Policy monitoring and evaluation
The current youth policy monitoring system is mainly based on the model presented in the 2004 Youth Policy Bill, with only minor changes in the 2014 Youth Policy Bill. The system is based on indicators of young people's living conditions, on annual thematic in-depth analyzes on young people's living conditions and on periodic studies on young people's attitudes and values. The Swedish Agency for Youth and Civil Society (MUCF) is responsible for conducting the studies that are included in the youth policy follow-up.
The 2014 Youth Policy Bill also pointed out that young people and youth organisations shall be empowered in the process of monitoring youth policies. The Swedish Agency for Youth and Civil Society has presented a plan for 2015–2017, where different forms for consultations with young people and youth organisations are planned for the annual reports that are a part of the monitoring system.
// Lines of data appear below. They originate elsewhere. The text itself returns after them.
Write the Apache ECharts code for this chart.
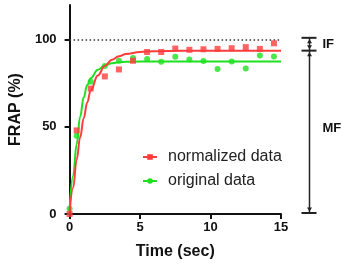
<!DOCTYPE html>
<html>
<head>
<meta charset="utf-8">
<script src="https://cdn.jsdelivr.net/npm/echarts@6/dist/echarts.min.js"></script>
<style>
html,body{margin:0;padding:0;background:#fff;}
#chart{width:350px;height:265px;}
</style>
</head>
<body>
<div id="chart"></div>
<script>
// Measured data points (time in sec, FRAP %)
const times = [0, 0.5, 1.5, 2.5, 3.5, 4.5, 5.5, 6.5, 7.5, 8.5, 9.5, 10.5, 11.5, 12.5, 13.5, 14.5];
const normalized = [0, 48, 72, 79, 83, 88, 93, 93, 95, 94.3, 94.6, 94.8, 95.2, 95.8, 94.8, 98];
const original = [3, 45, 76, 85, 88, 89.5, 89, 87.4, 90.3, 88.7, 87.9, 83.3, 87.5, 83.5, 91, 90.4];

// Fitted recovery curves
const fitTimes = [0, 0.25, 0.5, 0.75, 1, 1.25, 1.5, 2, 2.5, 3, 3.5, 4, 5, 6, 8, 10, 15];
const normalizedFit = [1, 15, 31, 44, 55, 64, 71, 79.5, 85, 88.5, 90.6, 91.9, 93, 93.5, 93.8, 93.8, 93.8];
const originalFit = [3, 22, 40, 56, 67, 74, 78, 82.8, 85.3, 86.5, 87.1, 87.4, 87.5, 87.5, 87.5, 87.5, 87.5];

// Axis ticks and reference levels
const xTicks = [0, 5, 10, 15];
const yTicks = [0, 50, 100];
const fullLevel = 100;
const plateauLevel = 93.8;

const RED = '#ff3c3c';
const GREEN = '#1ee01e';
const FONT = 'Arial, "Liberation Sans", sans-serif';

const zip = (xs, ys) => xs.map((x, i) => [x, ys[i]]);

const chart = echarts.init(document.getElementById('chart'), null, {renderer: 'canvas'});

const option = {
  animation: false,
  backgroundColor: '#fff',
  grid: {left: 58, right: 69, top: 5, bottom: 51, containLabel: false},
  legend: {
    left: 137, top: 144, orient: 'vertical',
    itemWidth: 14, itemHeight: 7, itemGap: 8,
    data: ['normalized data', 'original data'],
    textStyle: {fontFamily: FONT, fontSize: 16, color: '#222', padding: [0, 0, 0, 6]}
  },
  xAxis: {
    type: 'value', min: 0, max: 15, interval: 5,
    name: 'Time (sec)', nameLocation: 'middle', nameGap: 30,
    nameTextStyle: {fontFamily: FONT, fontSize: 16, fontWeight: 'bold', color: '#111'},
    axisLine: {show: true, onZero: false, lineStyle: {color: '#111', width: 2}},
    axisTick: {show: true, length: 5, lineStyle: {color: '#111', width: 2}, customValues: xTicks},
    axisLabel: {fontFamily: FONT, fontSize: 13, fontWeight: 'bold', color: '#111', margin: 7, customValues: xTicks},
    splitLine: {show: false}
  },
  yAxis: {
    type: 'value', min: 0, max: 120,
    name: 'FRAP (%)', nameLocation: 'middle', nameGap: 33, nameRotate: 90,
    nameTextStyle: {fontFamily: FONT, fontSize: 16, fontWeight: 'bold', color: '#111'},
    axisLine: {show: true, onZero: false, lineStyle: {color: '#111', width: 2}},
    axisTick: {show: true, length: 5, lineStyle: {color: '#111', width: 2}, customValues: yTicks},
    axisLabel: {fontFamily: FONT, fontSize: 13, fontWeight: 'bold', color: '#111', margin: 13, customValues: yTicks},
    splitLine: {show: false}
  },
  series: [
    {
      name: 'original data', type: 'line', data: zip(fitTimes, originalFit),
      smooth: 0.4, smoothMonotone: 'x', symbol: 'circle', showSymbol: false, symbolSize: 5,
      lineStyle: {color: GREEN, width: 2}, itemStyle: {color: GREEN}, z: 2
    },
    {
      name: 'original points', type: 'scatter', data: zip(times, original),
      symbol: 'circle', symbolSize: 6, itemStyle: {color: GREEN}, z: 3
    },
    {
      name: 'normalized data', type: 'line', data: zip(fitTimes, normalizedFit),
      smooth: 0.4, smoothMonotone: 'x', symbol: 'rect', showSymbol: false, symbolSize: 5,
      lineStyle: {color: RED, width: 2}, itemStyle: {color: RED}, z: 4,
      markLine: {
        silent: true, symbol: 'none', label: {show: false},
        lineStyle: {type: [1.5, 2.5], color: '#333', width: 1.5},
        data: [{yAxis: fullLevel}]
      }
    },
    {
      name: 'normalized points', type: 'scatter', data: zip(times, normalized),
      symbol: 'rect', symbolSize: 6, itemStyle: {color: RED}, z: 5
    }
  ]
};
chart.setOption(option);

// Right-hand IF / MF bracket, positioned through the axes
function drawBracket() {
  const xEnd = chart.convertToPixel({xAxisIndex: 0}, 15);
  const bx = Math.round(xEnd + 28) + 0.5;
  const yTop = chart.convertToPixel({yAxisIndex: 0}, fullLevel) - 2;
  const yMid = chart.convertToPixel({yAxisIndex: 0}, plateauLevel);
  const yBot = chart.convertToPixel({yAxisIndex: 0}, 0) - 1;
  const c = '#222';
  const cap = (y) => ({type: 'line', shape: {x1: bx - 8, y1: y, x2: bx + 7, y2: y}, style: {stroke: c, lineWidth: 2}});
  const arrowUp = (y) => ({type: 'polygon', shape: {points: [[bx, y], [bx - 2.5, y + 4], [bx + 2.5, y + 4]]}, style: {fill: c}});
  const arrowDown = (y) => ({type: 'polygon', shape: {points: [[bx, y], [bx - 2.5, y - 4], [bx + 2.5, y - 4]]}, style: {fill: c}});
  const elements = [
    {type: 'line', shape: {x1: bx, y1: yTop, x2: bx, y2: yMid}, style: {stroke: c, lineWidth: 1.5}},
    {type: 'line', shape: {x1: bx, y1: yMid, x2: bx, y2: yBot}, style: {stroke: c, lineWidth: 1.5}},
    cap(yTop), cap(yMid), cap(yBot),
    arrowUp(yTop + 1.5), arrowDown(yMid - 1.5),
    arrowUp(yMid + 1.5), arrowDown(yBot - 1.5),
    {type: 'text', x: bx + 13, y: (yTop + yMid) / 2, style: {text: 'IF', fontFamily: FONT, fontSize: 13, fontWeight: 'bold', fill: '#111', verticalAlign: 'middle', align: 'left'}},
    {type: 'text', x: bx + 13, y: (yMid + yBot) / 2 - 3, style: {text: 'MF', fontFamily: FONT, fontSize: 13, fontWeight: 'bold', fill: '#111', verticalAlign: 'middle', align: 'left'}}
  ];
  chart.setOption({graphic: {elements: elements}});
}
drawBracket();
</script>
</body>
</html>
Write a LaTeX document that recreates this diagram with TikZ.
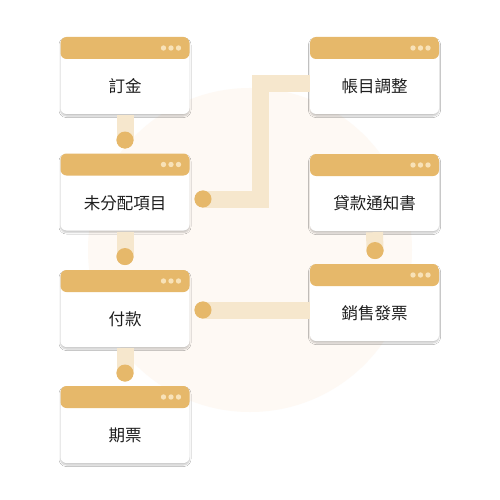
\documentclass[tikz,border=0pt]{standalone}
\usepackage{fontspec}
\newfontfamily\cjk{Noto Sans CJK TC}
\usetikzlibrary{shadows.blur}
\definecolor{hdr}{HTML}{E6B86A}
\definecolor{hdrdot}{HTML}{F8E2B8}
\definecolor{barc}{HTML}{F6E7CD}
\definecolor{bgc}{HTML}{FEF9F4}
\definecolor{txt}{HTML}{1E1E1E}
\tikzset{
  box/.style={rounded corners=6pt, minimum width=129pt, minimum height=77pt,
    inner sep=0pt, fill=white,
    blur shadow={shadow xshift=0pt, shadow yshift=-2pt, shadow blur radius=1.5pt, shadow blur steps=6, shadow opacity=22},
    path picture={\fill[hdr] ([yshift=-22pt]path picture bounding box.north west) rectangle (path picture bounding box.north east);
      \foreach \dx in {26,18.5,11}{\fill[hdrdot] ([xshift=-\dx pt,yshift=-11pt]path picture bounding box.north east) circle (2.7pt);}}},
  lbl/.style={font=\cjk\fontsize{16.5}{18}\selectfont, text=txt, inner sep=0pt},
  dotc/.style={circle, fill=hdr, minimum size=17pt, inner sep=0pt},
  bar/.style={draw=barc, line width=17pt, line cap=butt, line join=miter}
}
\begin{document}
\begin{tikzpicture}[x=1pt,y=-1pt]
\fill[white] (0,0) rectangle (500,500);
\useasboundingbox (0,0) rectangle (500,500);
\fill[bgc] (250,250) circle (162);
% boxes
\node[box] (L1) at (125,75.5) {};
\node[box] (L2) at (125,192) {};
\node[box] (L3) at (125,308.5) {};
\node[box] (L4) at (125,424.5) {};
\node[box] (R1) at (374.5,75.5) {};
\node[box] (R2) at (374.5,192.5) {};
\node[box] (R3) at (374.5,302.5) {};
% dots
\node[dotc] (d1) at (125,140) {};
\node[dotc] (d2) at (125,256.5) {};
\node[dotc] (d3) at (125,373) {};
\node[dotc] (d5) at (203,199) {};
\node[dotc] (d6) at (203,310) {};
\node[dotc] (d7) at (375,250.5) {};
\coordinate (k1) at (260.5,83.5);
% labels
\node[lbl] (t1) at ([yshift=-11pt]L1.center) {訂金};
\node[lbl] (t2) at ([yshift=-11pt]L2.center) {未分配項目};
\node[lbl] (t3) at ([yshift=-11pt]L3.center) {付款};
\node[lbl] (t4) at ([yshift=-11pt]L4.center) {期票};
\node[lbl] (t5) at ([yshift=-11pt]R1.center) {帳目調整};
\node[lbl] (t6) at ([yshift=-11pt]R2.center) {貸款通知書};
\node[lbl] (t7) at ([yshift=-11pt]R3.center) {銷售發票};
% connectors
\draw[bar] ([yshift=-1pt]L1.south) -- (d1.center);
\draw[bar] ([yshift=-1pt]L2.south) -- (d2.center);
\draw[bar] ([yshift=-1pt]L3.south) -- (d3.center);
\draw[bar] ([yshift=-1pt]R2.south) -- (d7.center);
\draw[bar] (d5.center) -| (k1) -- (k1 -| R1.west);
\draw[bar] (d6.center) -- (d6 -| R3.west);
\foreach \d in {d1,d2,d3,d5,d6,d7}{\fill[hdr] (\d) circle (8.5);}
\end{tikzpicture}
\end{document}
When monitoring young people's living conditions, statistics should be presented, commented and analysed by sex and age unless there are special reasons for this. Moreover, policy proposals targeting young people should include a consequence analysis, where young people's age and sex are taken into account.
The national youth policy monitoring system is evaluated regularly, before a revision takes place. The latest evaluation is from 2010, when the Swedish Agency for public management (Statskontoret) got the government task to evaluate the monitoring system of the national youth policy. According to the final report 'A more effective monitoring system for the national youth policy' (Ett effektivare uppföljningssystem för den nationella ungdomspolitiken), the monitoring system did not supply enough relevant knowledge and analysis, and did not reach out to local governments in an adequate manner. The 2014 revised youth policy bill proposed changes aimed for addressing these problems.
In 2021, the Agency for public management got a new assignment to evaluate the monitoring system of the national youth policy. The assignment must be reported to the government (Ministry of Culture) no later than March 2022.